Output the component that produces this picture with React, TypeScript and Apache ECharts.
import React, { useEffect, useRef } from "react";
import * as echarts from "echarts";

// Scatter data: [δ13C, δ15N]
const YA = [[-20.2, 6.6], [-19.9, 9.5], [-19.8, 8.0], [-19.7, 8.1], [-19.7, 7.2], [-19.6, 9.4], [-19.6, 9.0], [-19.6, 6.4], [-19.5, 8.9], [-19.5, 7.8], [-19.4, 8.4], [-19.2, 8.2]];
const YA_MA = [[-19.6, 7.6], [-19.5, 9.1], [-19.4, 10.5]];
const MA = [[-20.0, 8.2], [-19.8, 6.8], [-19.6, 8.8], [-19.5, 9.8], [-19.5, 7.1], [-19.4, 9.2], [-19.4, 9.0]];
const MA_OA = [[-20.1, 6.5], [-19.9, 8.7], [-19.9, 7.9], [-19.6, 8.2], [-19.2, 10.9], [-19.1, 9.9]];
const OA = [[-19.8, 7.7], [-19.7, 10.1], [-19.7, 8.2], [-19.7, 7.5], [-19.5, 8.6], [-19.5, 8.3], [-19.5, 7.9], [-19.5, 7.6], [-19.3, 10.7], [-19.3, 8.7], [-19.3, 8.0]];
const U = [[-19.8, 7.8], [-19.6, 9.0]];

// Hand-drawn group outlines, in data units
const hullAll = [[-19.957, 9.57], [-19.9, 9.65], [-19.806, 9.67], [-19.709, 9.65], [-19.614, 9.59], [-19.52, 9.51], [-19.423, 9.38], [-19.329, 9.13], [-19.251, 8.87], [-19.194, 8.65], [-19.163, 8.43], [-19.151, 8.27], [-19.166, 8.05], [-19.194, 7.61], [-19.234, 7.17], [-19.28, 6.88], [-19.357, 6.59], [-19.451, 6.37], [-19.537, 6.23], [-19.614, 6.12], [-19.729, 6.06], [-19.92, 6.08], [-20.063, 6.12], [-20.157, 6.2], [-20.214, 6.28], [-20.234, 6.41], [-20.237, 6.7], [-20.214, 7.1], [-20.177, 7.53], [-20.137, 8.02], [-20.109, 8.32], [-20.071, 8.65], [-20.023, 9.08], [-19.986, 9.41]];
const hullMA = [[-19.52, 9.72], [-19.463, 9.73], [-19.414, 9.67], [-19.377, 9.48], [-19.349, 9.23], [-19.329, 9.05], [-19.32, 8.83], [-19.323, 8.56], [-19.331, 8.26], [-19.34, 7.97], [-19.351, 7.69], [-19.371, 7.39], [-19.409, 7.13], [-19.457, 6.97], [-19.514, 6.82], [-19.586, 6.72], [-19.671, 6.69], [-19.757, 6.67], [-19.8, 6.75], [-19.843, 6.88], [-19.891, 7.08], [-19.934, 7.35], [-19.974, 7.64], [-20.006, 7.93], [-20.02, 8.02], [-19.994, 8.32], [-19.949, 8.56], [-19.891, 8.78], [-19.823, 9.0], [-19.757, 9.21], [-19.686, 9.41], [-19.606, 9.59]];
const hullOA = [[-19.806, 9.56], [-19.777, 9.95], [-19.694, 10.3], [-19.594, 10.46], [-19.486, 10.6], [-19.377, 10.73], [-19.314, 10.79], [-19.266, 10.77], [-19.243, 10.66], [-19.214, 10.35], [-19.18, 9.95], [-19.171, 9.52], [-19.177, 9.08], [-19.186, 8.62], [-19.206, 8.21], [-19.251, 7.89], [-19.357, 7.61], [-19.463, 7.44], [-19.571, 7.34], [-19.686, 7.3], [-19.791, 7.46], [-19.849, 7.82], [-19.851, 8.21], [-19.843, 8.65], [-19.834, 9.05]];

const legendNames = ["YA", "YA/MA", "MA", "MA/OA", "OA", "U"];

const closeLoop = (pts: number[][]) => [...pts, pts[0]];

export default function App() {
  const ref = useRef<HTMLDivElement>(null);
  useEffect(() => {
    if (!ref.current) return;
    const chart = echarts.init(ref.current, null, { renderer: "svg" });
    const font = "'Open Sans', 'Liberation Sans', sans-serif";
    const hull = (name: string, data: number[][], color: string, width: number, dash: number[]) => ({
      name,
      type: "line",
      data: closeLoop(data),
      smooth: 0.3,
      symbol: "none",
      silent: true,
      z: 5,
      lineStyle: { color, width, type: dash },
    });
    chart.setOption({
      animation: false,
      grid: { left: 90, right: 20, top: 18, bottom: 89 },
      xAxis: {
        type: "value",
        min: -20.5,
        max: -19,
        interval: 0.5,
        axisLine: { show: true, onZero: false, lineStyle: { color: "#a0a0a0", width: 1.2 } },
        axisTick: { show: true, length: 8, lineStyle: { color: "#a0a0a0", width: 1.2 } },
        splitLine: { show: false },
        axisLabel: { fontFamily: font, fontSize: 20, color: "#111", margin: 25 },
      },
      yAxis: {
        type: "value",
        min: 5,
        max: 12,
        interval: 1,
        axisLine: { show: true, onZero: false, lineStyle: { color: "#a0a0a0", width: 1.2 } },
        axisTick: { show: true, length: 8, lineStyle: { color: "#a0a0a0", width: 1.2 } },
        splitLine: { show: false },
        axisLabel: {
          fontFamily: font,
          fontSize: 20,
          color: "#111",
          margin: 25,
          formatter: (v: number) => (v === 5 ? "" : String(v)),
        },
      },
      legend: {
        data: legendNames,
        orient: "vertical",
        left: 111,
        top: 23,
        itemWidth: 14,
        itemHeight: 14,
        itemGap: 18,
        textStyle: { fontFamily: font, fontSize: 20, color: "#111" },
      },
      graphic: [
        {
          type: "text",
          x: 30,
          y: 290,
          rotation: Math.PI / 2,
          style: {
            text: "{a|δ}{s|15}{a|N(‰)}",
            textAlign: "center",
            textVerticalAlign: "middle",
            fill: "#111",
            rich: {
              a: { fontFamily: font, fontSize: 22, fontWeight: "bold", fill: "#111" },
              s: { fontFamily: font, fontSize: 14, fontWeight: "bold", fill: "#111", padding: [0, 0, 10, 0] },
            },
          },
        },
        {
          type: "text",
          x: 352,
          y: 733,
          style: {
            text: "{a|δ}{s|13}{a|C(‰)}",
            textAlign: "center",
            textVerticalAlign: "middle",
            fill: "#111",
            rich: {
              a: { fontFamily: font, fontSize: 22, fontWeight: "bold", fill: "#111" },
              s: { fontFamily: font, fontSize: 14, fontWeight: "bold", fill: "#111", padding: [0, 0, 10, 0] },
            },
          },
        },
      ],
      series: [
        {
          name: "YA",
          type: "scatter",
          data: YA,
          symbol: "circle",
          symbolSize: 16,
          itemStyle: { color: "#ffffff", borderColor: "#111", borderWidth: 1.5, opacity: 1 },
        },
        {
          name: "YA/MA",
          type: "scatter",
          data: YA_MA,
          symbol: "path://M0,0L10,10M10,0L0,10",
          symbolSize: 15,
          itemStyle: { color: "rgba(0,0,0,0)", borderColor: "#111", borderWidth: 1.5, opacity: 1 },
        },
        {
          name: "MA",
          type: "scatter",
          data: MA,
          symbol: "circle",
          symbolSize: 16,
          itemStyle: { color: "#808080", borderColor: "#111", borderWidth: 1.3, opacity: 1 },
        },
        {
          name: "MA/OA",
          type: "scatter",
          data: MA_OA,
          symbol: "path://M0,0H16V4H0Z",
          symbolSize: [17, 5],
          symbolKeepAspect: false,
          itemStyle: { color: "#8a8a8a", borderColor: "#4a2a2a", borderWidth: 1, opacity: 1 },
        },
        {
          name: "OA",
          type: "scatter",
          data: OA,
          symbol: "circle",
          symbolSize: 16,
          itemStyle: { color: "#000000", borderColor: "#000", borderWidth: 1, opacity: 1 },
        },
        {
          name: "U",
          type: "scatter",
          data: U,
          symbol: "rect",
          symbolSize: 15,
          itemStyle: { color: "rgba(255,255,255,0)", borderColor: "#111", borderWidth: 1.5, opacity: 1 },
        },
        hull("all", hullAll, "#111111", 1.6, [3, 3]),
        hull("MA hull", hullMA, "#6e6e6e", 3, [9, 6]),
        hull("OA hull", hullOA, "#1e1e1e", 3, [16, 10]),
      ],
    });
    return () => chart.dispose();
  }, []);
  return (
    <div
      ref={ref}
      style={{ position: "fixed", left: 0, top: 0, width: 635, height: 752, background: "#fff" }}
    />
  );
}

----------------------------------------

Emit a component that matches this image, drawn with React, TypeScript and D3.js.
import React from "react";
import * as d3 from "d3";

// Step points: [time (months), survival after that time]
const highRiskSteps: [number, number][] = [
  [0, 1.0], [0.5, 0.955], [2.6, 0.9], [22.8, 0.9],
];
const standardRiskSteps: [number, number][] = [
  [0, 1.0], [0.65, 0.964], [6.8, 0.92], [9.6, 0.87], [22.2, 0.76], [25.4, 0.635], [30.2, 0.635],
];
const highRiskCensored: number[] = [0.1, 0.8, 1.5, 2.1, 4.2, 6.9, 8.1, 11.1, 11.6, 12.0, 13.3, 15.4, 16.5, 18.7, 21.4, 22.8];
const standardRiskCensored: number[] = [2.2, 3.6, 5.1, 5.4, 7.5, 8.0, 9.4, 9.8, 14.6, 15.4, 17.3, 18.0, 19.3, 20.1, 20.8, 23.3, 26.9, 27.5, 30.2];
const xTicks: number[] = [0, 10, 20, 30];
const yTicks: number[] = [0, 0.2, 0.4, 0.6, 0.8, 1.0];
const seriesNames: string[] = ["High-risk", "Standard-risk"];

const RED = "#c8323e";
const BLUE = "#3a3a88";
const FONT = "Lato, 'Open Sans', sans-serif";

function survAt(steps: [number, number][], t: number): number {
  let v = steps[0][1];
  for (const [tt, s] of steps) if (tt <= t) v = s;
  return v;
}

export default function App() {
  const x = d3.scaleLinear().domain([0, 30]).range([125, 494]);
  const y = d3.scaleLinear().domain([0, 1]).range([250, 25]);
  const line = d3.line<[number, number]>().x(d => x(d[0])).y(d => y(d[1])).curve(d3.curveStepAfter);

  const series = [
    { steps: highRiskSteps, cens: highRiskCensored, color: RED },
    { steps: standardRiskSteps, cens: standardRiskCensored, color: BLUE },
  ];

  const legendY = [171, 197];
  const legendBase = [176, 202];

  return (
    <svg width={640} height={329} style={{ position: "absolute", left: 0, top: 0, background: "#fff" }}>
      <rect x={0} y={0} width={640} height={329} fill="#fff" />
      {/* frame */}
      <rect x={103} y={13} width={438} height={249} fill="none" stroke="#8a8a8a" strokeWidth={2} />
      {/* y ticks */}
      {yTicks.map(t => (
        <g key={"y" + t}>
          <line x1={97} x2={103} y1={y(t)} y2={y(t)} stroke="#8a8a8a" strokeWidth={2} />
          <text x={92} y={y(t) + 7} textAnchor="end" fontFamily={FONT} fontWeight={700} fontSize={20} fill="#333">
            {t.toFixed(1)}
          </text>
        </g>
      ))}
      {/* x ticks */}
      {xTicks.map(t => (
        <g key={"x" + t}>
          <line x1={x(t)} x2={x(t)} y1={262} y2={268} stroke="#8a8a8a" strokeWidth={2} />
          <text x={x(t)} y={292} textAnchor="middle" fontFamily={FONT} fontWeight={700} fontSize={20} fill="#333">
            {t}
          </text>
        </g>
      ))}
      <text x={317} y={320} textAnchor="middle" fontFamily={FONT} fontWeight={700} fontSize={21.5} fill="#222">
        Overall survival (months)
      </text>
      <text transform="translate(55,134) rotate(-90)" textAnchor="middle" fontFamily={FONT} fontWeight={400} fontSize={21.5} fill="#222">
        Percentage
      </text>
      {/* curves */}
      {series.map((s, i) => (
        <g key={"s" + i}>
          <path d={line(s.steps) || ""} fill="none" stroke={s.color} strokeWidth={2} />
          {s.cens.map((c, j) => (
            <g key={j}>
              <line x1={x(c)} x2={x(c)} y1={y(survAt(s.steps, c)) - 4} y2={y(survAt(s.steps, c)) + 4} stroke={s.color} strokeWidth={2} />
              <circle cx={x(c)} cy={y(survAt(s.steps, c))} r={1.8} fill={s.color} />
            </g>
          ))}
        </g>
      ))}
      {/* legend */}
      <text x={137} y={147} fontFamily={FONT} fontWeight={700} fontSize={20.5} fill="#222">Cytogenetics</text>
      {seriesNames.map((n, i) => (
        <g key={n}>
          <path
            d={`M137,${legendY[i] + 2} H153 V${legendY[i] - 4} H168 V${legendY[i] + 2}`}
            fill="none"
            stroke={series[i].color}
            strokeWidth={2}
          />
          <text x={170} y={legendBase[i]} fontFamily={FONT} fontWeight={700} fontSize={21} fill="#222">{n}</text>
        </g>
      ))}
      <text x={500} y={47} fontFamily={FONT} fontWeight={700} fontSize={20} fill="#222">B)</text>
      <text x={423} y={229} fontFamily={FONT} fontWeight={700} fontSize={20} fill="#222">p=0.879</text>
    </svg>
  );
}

----------------------------------------

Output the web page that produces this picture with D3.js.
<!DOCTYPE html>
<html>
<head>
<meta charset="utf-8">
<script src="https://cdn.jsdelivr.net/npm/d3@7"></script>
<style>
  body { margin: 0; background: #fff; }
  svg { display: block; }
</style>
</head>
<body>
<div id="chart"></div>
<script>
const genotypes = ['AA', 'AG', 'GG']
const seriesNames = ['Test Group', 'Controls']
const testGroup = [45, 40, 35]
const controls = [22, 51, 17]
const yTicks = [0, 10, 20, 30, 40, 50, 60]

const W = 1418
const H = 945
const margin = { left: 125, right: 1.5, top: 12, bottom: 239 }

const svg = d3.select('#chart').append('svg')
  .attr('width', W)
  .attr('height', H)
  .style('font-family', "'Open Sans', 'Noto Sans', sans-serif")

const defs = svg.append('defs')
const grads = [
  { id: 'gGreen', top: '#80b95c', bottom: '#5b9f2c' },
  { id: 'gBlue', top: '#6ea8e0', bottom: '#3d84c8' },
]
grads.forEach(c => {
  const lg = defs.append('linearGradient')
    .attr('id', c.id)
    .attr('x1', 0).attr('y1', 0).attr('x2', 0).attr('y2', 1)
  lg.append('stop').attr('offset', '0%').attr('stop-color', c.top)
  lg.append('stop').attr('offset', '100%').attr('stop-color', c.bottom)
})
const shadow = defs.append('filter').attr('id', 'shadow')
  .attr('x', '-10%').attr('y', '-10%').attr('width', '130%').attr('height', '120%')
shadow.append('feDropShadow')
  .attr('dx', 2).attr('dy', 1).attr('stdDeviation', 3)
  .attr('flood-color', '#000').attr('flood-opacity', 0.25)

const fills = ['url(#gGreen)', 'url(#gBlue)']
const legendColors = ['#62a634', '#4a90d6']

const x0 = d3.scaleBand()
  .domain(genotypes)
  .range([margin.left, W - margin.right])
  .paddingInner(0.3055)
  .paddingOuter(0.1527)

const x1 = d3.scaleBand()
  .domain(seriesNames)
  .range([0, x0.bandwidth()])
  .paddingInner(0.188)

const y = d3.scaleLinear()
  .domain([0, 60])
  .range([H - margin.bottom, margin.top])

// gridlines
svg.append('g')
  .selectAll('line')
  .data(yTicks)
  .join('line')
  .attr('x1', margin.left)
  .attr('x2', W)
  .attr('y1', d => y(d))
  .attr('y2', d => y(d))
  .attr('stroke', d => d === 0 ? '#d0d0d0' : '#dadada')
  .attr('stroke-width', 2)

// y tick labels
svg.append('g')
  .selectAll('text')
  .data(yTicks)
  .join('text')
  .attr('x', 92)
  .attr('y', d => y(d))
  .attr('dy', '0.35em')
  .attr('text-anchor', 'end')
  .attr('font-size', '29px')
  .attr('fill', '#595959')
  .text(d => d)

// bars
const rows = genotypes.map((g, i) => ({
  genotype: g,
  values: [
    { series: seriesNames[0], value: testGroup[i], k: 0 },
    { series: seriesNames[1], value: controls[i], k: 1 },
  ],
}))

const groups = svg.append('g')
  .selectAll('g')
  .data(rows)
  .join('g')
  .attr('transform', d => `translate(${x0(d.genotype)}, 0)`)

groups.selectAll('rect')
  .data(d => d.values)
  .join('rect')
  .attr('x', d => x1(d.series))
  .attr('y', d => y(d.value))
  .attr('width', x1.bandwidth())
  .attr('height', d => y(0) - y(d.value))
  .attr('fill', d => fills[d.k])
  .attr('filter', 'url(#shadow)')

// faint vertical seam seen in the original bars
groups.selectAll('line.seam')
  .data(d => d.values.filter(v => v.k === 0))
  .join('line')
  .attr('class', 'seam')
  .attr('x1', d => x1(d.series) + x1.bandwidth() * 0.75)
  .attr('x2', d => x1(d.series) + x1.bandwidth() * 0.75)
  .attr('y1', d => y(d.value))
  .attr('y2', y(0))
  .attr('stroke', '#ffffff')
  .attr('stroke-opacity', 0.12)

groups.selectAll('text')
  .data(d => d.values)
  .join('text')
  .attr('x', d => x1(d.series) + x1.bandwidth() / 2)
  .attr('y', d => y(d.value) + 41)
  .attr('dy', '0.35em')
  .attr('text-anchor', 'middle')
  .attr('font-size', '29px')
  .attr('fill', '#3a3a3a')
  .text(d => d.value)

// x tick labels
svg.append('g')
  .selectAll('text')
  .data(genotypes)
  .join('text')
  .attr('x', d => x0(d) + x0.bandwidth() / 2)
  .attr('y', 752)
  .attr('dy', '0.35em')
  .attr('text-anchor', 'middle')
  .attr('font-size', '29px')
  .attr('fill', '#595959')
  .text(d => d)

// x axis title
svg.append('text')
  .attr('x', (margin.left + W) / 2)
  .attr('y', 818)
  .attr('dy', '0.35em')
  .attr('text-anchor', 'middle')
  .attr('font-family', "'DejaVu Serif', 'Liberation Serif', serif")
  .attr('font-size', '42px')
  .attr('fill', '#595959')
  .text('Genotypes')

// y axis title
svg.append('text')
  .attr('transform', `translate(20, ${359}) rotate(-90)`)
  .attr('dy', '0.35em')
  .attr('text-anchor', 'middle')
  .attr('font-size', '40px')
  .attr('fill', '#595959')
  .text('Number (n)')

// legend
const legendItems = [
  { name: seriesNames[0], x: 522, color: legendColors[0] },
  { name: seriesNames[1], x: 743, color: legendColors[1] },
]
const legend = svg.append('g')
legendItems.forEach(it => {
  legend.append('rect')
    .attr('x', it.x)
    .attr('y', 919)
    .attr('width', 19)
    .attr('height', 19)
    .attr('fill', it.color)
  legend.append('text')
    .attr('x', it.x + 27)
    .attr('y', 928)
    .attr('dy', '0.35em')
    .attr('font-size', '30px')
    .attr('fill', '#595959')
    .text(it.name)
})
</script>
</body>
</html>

----------------------------------------

_THE TASK_
Working from the data above, extract solely the lines from the one containing "Output the component" through the one containing "const U = [[-19.8, 7.8], [-19.6, 9.0]];", exactly as they appear, both included.

_THE RESULT_
Output the component that produces this picture with React, TypeScript and Apache ECharts.
import React, { useEffect, useRef } from "react";
import * as echarts from "echarts";

// Scatter data: [δ13C, δ15N]
const YA = [[-20.2, 6.6], [-19.9, 9.5], [-19.8, 8.0], [-19.7, 8.1], [-19.7, 7.2], [-19.6, 9.4], [-19.6, 9.0], [-19.6, 6.4], [-19.5, 8.9], [-19.5, 7.8], [-19.4, 8.4], [-19.2, 8.2]];
const YA_MA = [[-19.6, 7.6], [-19.5, 9.1], [-19.4, 10.5]];
const MA = [[-20.0, 8.2], [-19.8, 6.8], [-19.6, 8.8], [-19.5, 9.8], [-19.5, 7.1], [-19.4, 9.2], [-19.4, 9.0]];
const MA_OA = [[-20.1, 6.5], [-19.9, 8.7], [-19.9, 7.9], [-19.6, 8.2], [-19.2, 10.9], [-19.1, 9.9]];
const OA = [[-19.8, 7.7], [-19.7, 10.1], [-19.7, 8.2], [-19.7, 7.5], [-19.5, 8.6], [-19.5, 8.3], [-19.5, 7.9], [-19.5, 7.6], [-19.3, 10.7], [-19.3, 8.7], [-19.3, 8.0]];
const U = [[-19.8, 7.8], [-19.6, 9.0]];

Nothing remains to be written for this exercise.